Exercise goal ▸ Read through the data and count the lines that contain the string "this"; give only the result.

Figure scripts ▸

------------------------

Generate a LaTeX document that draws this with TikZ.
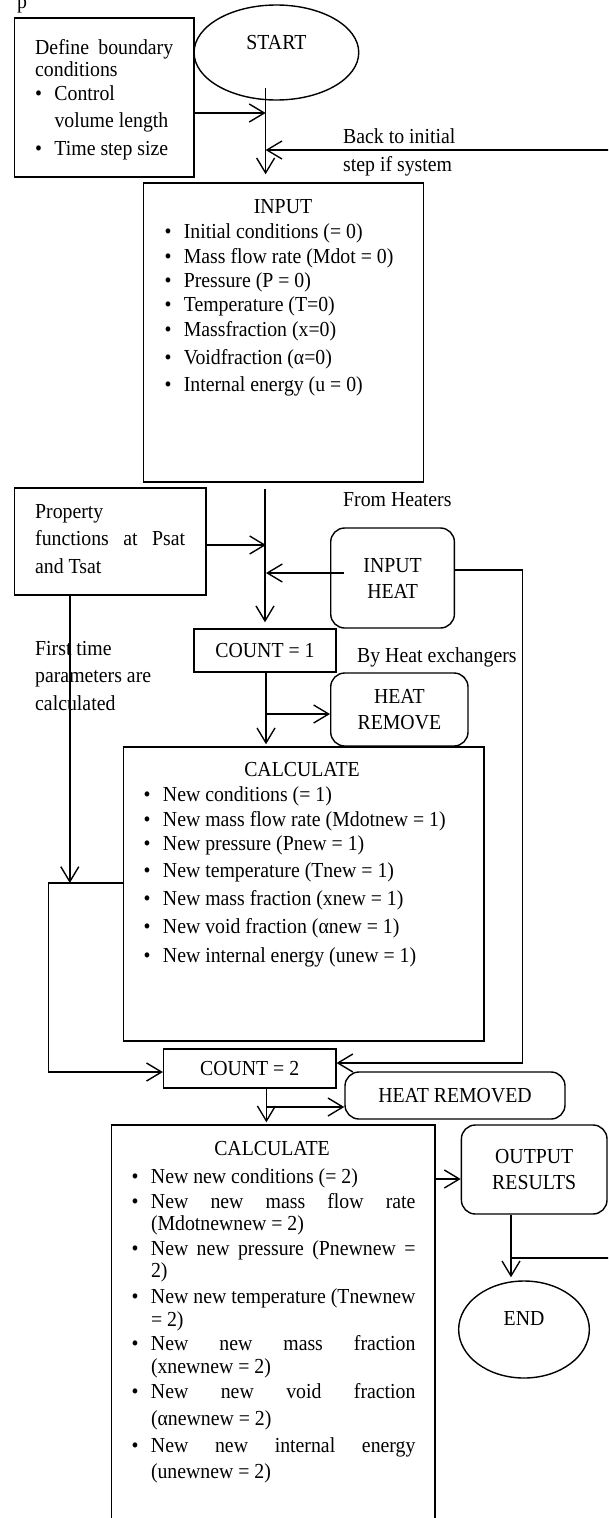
\documentclass[tikz,border=0pt]{standalone}
\usepackage{fontspec}
\setmainfont[FakeStretch=0.925]{Liberation Serif}
\usetikzlibrary{arrows.meta,shapes.geometric,calc}
\newcommand{\diafont}{\fontsize{21.4pt}{26pt}\selectfont}
\newcommand{\Tx}[1]{\vtop{\baselineskip=0pt\lineskip=0pt\lineskiplimit=-1000pt #1}}
\newcommand{\Fl}[1]{\hbox{#1}}
\newcommand{\Ln}[2]{\vskip#1pt\hbox{#2}}
\newcommand{\Bu}{\makebox[19.3pt][l]{\textbullet}}
\newcommand{\Ind}{\hspace*{19.3pt}}
\tikzset{
  bx/.style={draw, rectangle, line width=1.4pt},
  rbx/.style={draw, rectangle, rounded corners=14pt, line width=1.4pt},
  ell/.style={draw, ellipse, line width=1.4pt},
  arr/.style={line width=1.4pt, -{Straight Barb[length=15pt,width=18pt]}},
  conn/.style={line width=1.4pt}
}
\begin{document}
\begin{tikzpicture}[x=1pt,y=-1pt, every node/.style={font=\diafont, inner sep=0pt}]
\useasboundingbox (0,0) rectangle (608,1518);
\clip (0,0) rectangle (608,1518);

% fragment of text above
\node[anchor=base west] (pfrag) at (17,8) {p};

% top part
\node[bx, minimum width=179.7pt, minimum height=159pt] (def) at (104.15,97.5) {};
\node[anchor=base west] (deftx) at (35,54) {\Tx{\Fl{\makebox[138pt][s]{Define boundary}}\Ln{22}{conditions}\Ln{24}{\Bu Control}\Ln{27}{\Ind volume length}\Ln{28}{\Bu Time step size}}};
\node[ell, minimum width=164.7pt, minimum height=95pt, text height=14pt, text depth=21pt] (start) at (276.4,52.5) {START};
\node[anchor=base west] (backtx) at (343,143) {\Tx{\Fl{Back to initial}\Ln{28}{step if system}}};

\node[bx, minimum width=279.9pt, minimum height=299pt] (input) at (283.45,332.5) {};
\node[anchor=base] (inhd) at (283,213) {INPUT};
\node[anchor=base west] (inls) at (164.3,238) {\Tx{\Fl{\Bu Initial conditions (= 0)}\Ln{25}{\Bu Mass flow rate (Mdot = 0)}\Ln{24}{\Bu Pressure (P = 0)}\Ln{24}{\Bu Temperature (T=0)}\Ln{25}{\Bu Massfraction (x=0)}\Ln{28}{\Bu Voidfraction (α=0)}\Ln{27}{\Bu Internal energy (u = 0)}}};

\coordinate (s0) at (265.6,88);
\coordinate (ja) at (265.6,113);
\coordinate (jb) at (265.6,150);
\coordinate (rt) at (612,0);
\draw[arr, shorten >=8pt] (s0) -- (input.north -| s0);
\draw[arr] (def.east |- ja) -- (ja);

% middle part
\node[bx, minimum width=191.7pt, minimum height=107pt] (prop) at (110.15,541.5) {};
\node[anchor=base west] (proptx) at (35,518) {\Tx{\Fl{Property}\Ln{27}{\makebox[150pt][s]{functions at Psat}}\Ln{28}{and Tsat}}};
\node[anchor=base west] (fromh) at (343,506) {From Heaters};
\node[rbx, minimum width=123.7pt, minimum height=100pt, align=center] (ih) at (392.55,578) {INPUT\\HEAT};
\node[bx, minimum width=142pt, minimum height=43pt] (c1) at (265,650.5) {COUNT = 1};
\node[anchor=base west] (ftx) at (35,655) {\Tx{\Fl{First time}\Ln{27}{parameters are}\Ln{28}{calculated}}};
\node[anchor=base west] (byhx) at (357,662) {By Heat exchangers};
\node[rbx, minimum width=137.3pt, minimum height=73pt, align=center] (hr) at (399.35,709.5) {HEAT\\REMOVE};

\node[bx, minimum width=360.7pt, minimum height=294pt] (calc1) at (303.65,894) {};
\node[anchor=base] (c1hd) at (302,776) {CALCULATE};
\node[anchor=base west] (c1ls) at (143.5,801) {\Tx{\Fl{\Bu New conditions (= 1)}\Ln{25}{\Bu New mass flow rate (Mdotnew = 1)}\Ln{24}{\Bu New pressure (Pnew = 1)}\Ln{27}{\Bu New temperature (Tnew = 1)}\Ln{28}{\Bu New mass fraction (xnew = 1)}\Ln{28}{\Bu New void fraction (αnew = 1)}\Ln{29}{\Bu New internal energy (unew = 1)}}};

\node[bx, minimum width=172.2pt, minimum height=39pt] (c2) at (249.7,1068.5) {COUNT = 2};
\node[rbx, minimum width=220pt, minimum height=47pt] (hrd) at (455,1095.5) {HEAT REMOVED};

% bottom part
\node[bx, minimum width=323.7pt, minimum height=415pt] (calc2) at (273.15,1332.5) {};
\node[anchor=base] (c2hd) at (272,1155) {CALCULATE};
\node[anchor=base west] (c2ls) at (131.5,1183) {\Tx{%
\Fl{\Bu New new conditions (= 2)}%
\Ln{25}{\Bu\makebox[264.5pt][s]{New new mass flow rate}}%
\Ln{22}{\Ind (Mdotnewnew = 2)}%
\Ln{25}{\Bu\makebox[264.5pt][s]{New new pressure (Pnewnew =}}%
\Ln{22}{\Ind 2)}%
\Ln{26}{\Bu\makebox[264.5pt][s]{New new temperature (Tnewnew}}%
\Ln{23}{\Ind = 2)}%
\Ln{24}{\Bu\makebox[264.5pt][s]{New new mass fraction}}%
\Ln{23}{\Ind (xnewnew = 2)}%
\Ln{25}{\Bu\makebox[264.5pt][s]{New new void fraction}}%
\Ln{27}{\Ind (αnewnew = 2)}%
\Ln{27}{\Bu\makebox[264.5pt][s]{New new internal energy}}%
\Ln{26}{\Ind (unewnew = 2)}}};

\node[rbx, minimum width=145.6pt, minimum height=89pt, align=center] (out) at (534.2,1169.5) {OUTPUT\\RESULTS};
\node[ell, minimum width=130.7pt, minimum height=97pt, text height=14pt, text depth=23pt] (end) at (524,1329.5) {END};

% junction coordinates
\coordinate (jc) at (266,545);
\coordinate (jd) at (266,573);
\coordinate (je) at (522.7,570);
\coordinate (jf) at (522.7,1063);
\coordinate (jg) at (266,714);
\coordinate (jh) at (69.8,883);
\coordinate (ji) at (48.5,883);
\coordinate (jj) at (48.5,1072);
\coordinate (jk) at (266.4,1107);
\coordinate (jl) at (0,1179);
\coordinate (jm) at (511,1258);

% connectors
\draw[arr, shorten <=6pt, shorten >=6pt] (input.south -| c1) -- (c1.north);
\draw[arr] (prop.east |- jc) -- (jc);
\draw[arr] ($(ih.west |- jd)+(14.3,0)$) -- (jd);
\draw[arr] (ih.east |- je) -- (je) -- (jf) -- (c2.east |- jf);
\draw[arr, shorten >=2pt] (c1.south -| jg) -- (calc1.north -| jg);
\draw[arr] (jg) -- (hr.west |- jg);
\draw[arr] (prop.south -| jh) -- (jh);
\draw[arr] (calc1.west |- ji) -- (ji) -- (jj) -- (c2.west |- jj);
\draw[arr, shorten >=2pt] (c2.south -| jk) -- (calc2.north -| jk);
\draw[arr] (jk) -- (hrd.west |- jk);
\draw[arr] (calc2.east |- jl) -- (out.west |- jl);
\draw[arr, shorten >=3pt] (out.south -| jm) -- (end.north -| jm);
\draw[arr] (jm) -- (rt |- jm) -- (rt |- jb) -- (jb);
\end{tikzpicture}
\end{document}
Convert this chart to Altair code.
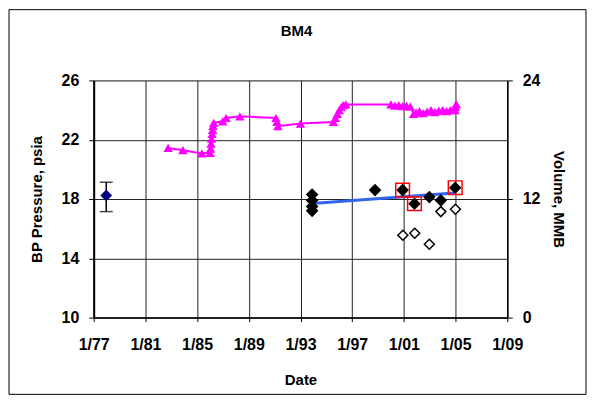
import altair as alt
import pandas as pd

# ---------------- data ----------------
vol_year = [1982.76, 1983.9, 1985.37, 1986.0, 1986.04, 1986.08, 1986.12, 1986.16, 1986.2, 1986.24,
            1986.28, 1986.98, 1987.24, 1988.31, 1991.1, 1991.18, 1991.25, 1993.0, 1995.55, 1995.7,
            1995.85, 1996.0, 1996.15, 1996.3, 1996.5, 2000.0, 2000.3, 2000.6, 2000.9, 2001.2,
            2001.5, 2001.75, 2001.95, 2002.2, 2002.5, 2002.8, 2003.1, 2003.4, 2003.7, 2004.0,
            2004.3, 2004.6, 2004.95, 2005.0, 2005.05]
vol_value = [17.17, 16.94, 16.61, 16.67, 17.1, 17.6, 18.1, 18.6, 19.0, 19.4,
             19.7, 19.86, 20.2, 20.37, 20.2, 19.8, 19.36, 19.63, 19.8, 20.2,
             20.6, 21.0, 21.3, 21.5, 21.57, 21.57, 21.45, 21.5, 21.4, 21.45,
             21.35, 20.6, 20.75, 20.9, 20.7, 20.85, 21.0, 20.8, 20.95, 21.0,
             20.9, 21.0, 21.0, 21.3, 21.6]

p_year = [1993.9, 1993.9, 1993.9, 1993.9, 1998.77, 2000.9, 2001.82, 2002.97, 2003.86, 2004.97]
p_value = [18.3, 17.9, 17.5, 17.2, 18.6, 18.6, 17.68, 18.13, 17.91, 18.76]

open_year = [2000.92, 2001.84, 2002.97, 2003.86, 2004.99]
open_value = [15.56, 15.69, 14.95, 17.15, 17.31]

red_year = [2000.9, 2001.82, 2004.97]
red_value = [18.6, 17.68, 18.76]

trend_year = [1993.9, 2004.9]
trend_value = [17.7, 18.4]

early_year = [1977.97]
early_value = [18.24]
early_hi = [19.13]
early_lo = [17.15]

x_ticks = [1977, 1981, 1985, 1989, 1993, 1997, 2001, 2005, 2009]
x_tick_labels = ["1/77", "1/81", "1/85", "1/89", "1/93", "1/97", "1/01", "1/05", "1/09"]
p_ticks = [10, 14, 18, 22, 26]
v_ticks = [0, 12, 24]
chart_title = ["BM4"]

# ---------------- styling ----------------
FONT = "Liberation Sans"
W, H = 415, 238
LBL = 16

label_expr = "[" + ",".join("'%s'" % s for s in x_tick_labels) + "][round((datum.value - 1977) / 4)]"

x_axis = alt.Axis(values=x_ticks, labelExpr=label_expr, title="Date", grid=True,
                  gridColor="#222222", gridOpacity=1, gridWidth=1,
                  domainColor="black", domainWidth=1.5, tickColor="black", tickSize=4,
                  labelFlush=False, labelOverlap=False,
                  labelPadding=15, titlePadding=20, labelFont=FONT, titleFont=FONT,
                  labelFontSize=LBL, titleFontSize=15, labelFontWeight="bold",
                  titleFontWeight="bold", labelColor="black", titleColor="black")
x_scale = alt.Scale(domain=[1977, 2009], nice=False, zero=False)

p_axis = alt.Axis(values=p_ticks, title="BP Pressure, psia", orient="left", grid=True,
                  gridColor="#222222", gridOpacity=1, gridWidth=1,
                  domainColor="black", domainWidth=2, tickColor="black", tickSize=5,
                  labelFlush=False,
                  labelPadding=10, titlePadding=17, labelFont=FONT, titleFont=FONT,
                  labelFontSize=LBL, titleFontSize=15, labelFontWeight="bold",
                  titleFontWeight="bold", labelColor="black", titleColor="black")
p_scale = alt.Scale(domain=[10, 26], nice=False, zero=False)

v_axis = alt.Axis(values=v_ticks, title="Volume, MMB", orient="right", grid=False,
                  domainColor="black", domainWidth=1.5, tickColor="black", tickSize=5,
                  labelFlush=False,
                  labelPadding=10, titlePadding=11, labelFont=FONT, titleFont=FONT,
                  labelFontSize=LBL, titleFontSize=15, labelFontWeight="bold",
                  titleFontWeight="bold", labelColor="black", titleColor="black")
v_scale = alt.Scale(domain=[0, 24], nice=False, zero=False)

X = alt.X("year:Q", scale=x_scale, axis=x_axis)
YP = alt.Y("p:Q", scale=p_scale, axis=p_axis)
YV = alt.Y("v:Q", scale=v_scale, axis=v_axis)

# ---------------- tables ----------------
vol_df = pd.DataFrame({"year": vol_year, "v": vol_value})
p_df = pd.DataFrame({"year": p_year, "p": p_value})
open_df = pd.DataFrame({"year": open_year, "p": open_value})
red_df = pd.DataFrame({"year": red_year, "p": red_value})
trend_df = pd.DataFrame({"year": trend_year, "p": trend_value})
early_df = pd.DataFrame({"year": early_year, "p": early_value, "hi": early_hi, "lo": early_lo})
cap_df = pd.DataFrame({"year": early_year * 2, "p": early_hi + early_lo})
one_df = pd.DataFrame({"t": chart_title})

# outer chart border (4 rules) and chart title as text
L, R, T, B = -85, 494, -71, 315
f_top = alt.Chart(one_df).mark_rule(color="black", strokeWidth=1).encode(
    x=alt.value(L), x2=alt.value(R), y=alt.value(T))
f_bot = alt.Chart(one_df).mark_rule(color="black", strokeWidth=1).encode(
    x=alt.value(L), x2=alt.value(R), y=alt.value(B))
f_left = alt.Chart(one_df).mark_rule(color="black", strokeWidth=1).encode(
    x=alt.value(L), y=alt.value(T), y2=alt.value(B))
f_right = alt.Chart(one_df).mark_rule(color="black", strokeWidth=1).encode(
    x=alt.value(R), y=alt.value(T), y2=alt.value(B))
title_txt = alt.Chart(one_df).mark_text(font=FONT, fontSize=15, fontWeight="bold",
                                        color="black", align="center",
                                        baseline="middle").encode(
    x=alt.value(W / 2 - 4), y=alt.value(-50), text="t:N")

trend = alt.Chart(trend_df).mark_line(color="#3366f0", strokeWidth=3).encode(x=X, y=YP)
err = alt.Chart(early_df).mark_rule(color="black", strokeWidth=1.5).encode(
    x=X, y=YP, y2="hi:Q")
err2 = alt.Chart(early_df).mark_rule(color="black", strokeWidth=1.5).encode(
    x=X, y=YP, y2="lo:Q")
caps = alt.Chart(cap_df).mark_tick(orient="horizontal", size=13, thickness=1.5,
                                   color="black").encode(x=X, y=YP)
early = alt.Chart(early_df).mark_point(shape="diamond", filled=True, color="#000080",
                                       size=140, opacity=1).encode(x=X, y=YP)
red = alt.Chart(red_df).mark_point(shape="square", filled=False, color="red",
                                   strokeWidth=1.5, size=190, opacity=1).encode(x=X, y=YP)
opn = alt.Chart(open_df).mark_point(shape="diamond", filled=False, color="black",
                                    fill="white", fillOpacity=1, strokeWidth=1.5,
                                    size=100, opacity=1).encode(x=X, y=YP)
blk = alt.Chart(p_df).mark_point(shape="diamond", filled=True, color="black",
                                 size=160, opacity=1).encode(x=X, y=YP)

pressure = alt.layer(f_top, f_bot, f_left, f_right, title_txt,
                     trend, err, err2, caps, early, red, opn, blk)

vol_line = alt.Chart(vol_df).mark_line(color="#ff00ff", strokeWidth=2).encode(x=X, y=YV)
vol_pts = alt.Chart(vol_df).mark_point(shape="triangle-up", filled=True, color="#ff00ff",
                                       size=90, opacity=1).encode(x=X, y=YV)
volume = alt.layer(vol_line, vol_pts)

chart = alt.layer(pressure, volume).resolve_scale(y="independent").properties(
    width=W, height=H, padding=0,
).configure_view(stroke="#808080", strokeWidth=2).configure(background="white")

chart.save("out.html", embed_options={"renderer": "svg", "actions": False})
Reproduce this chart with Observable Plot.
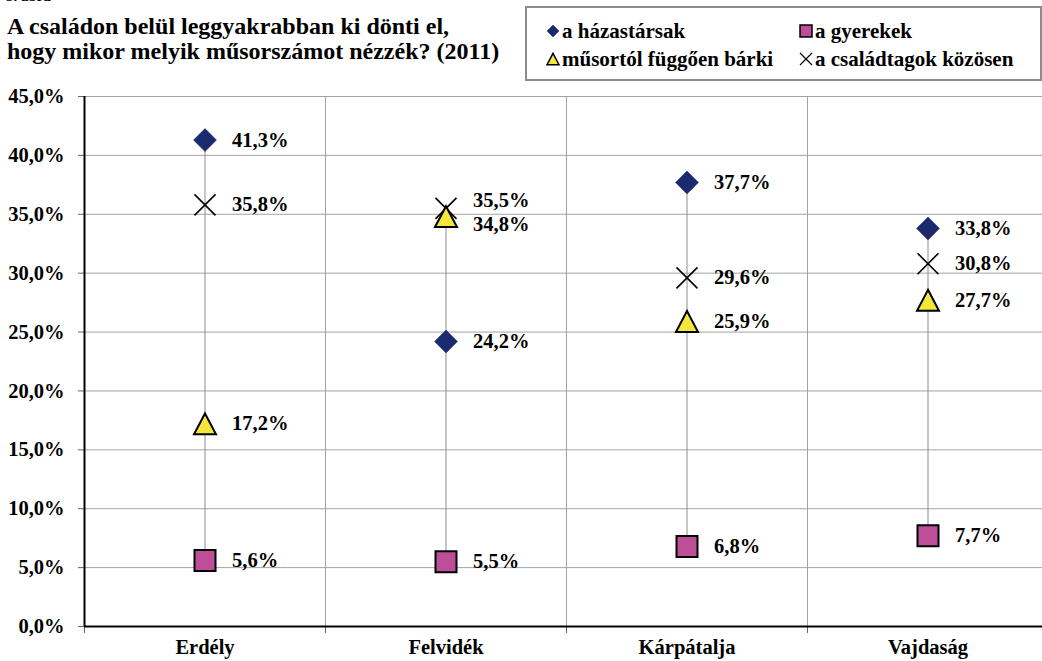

------------------------

Reply ▸ 3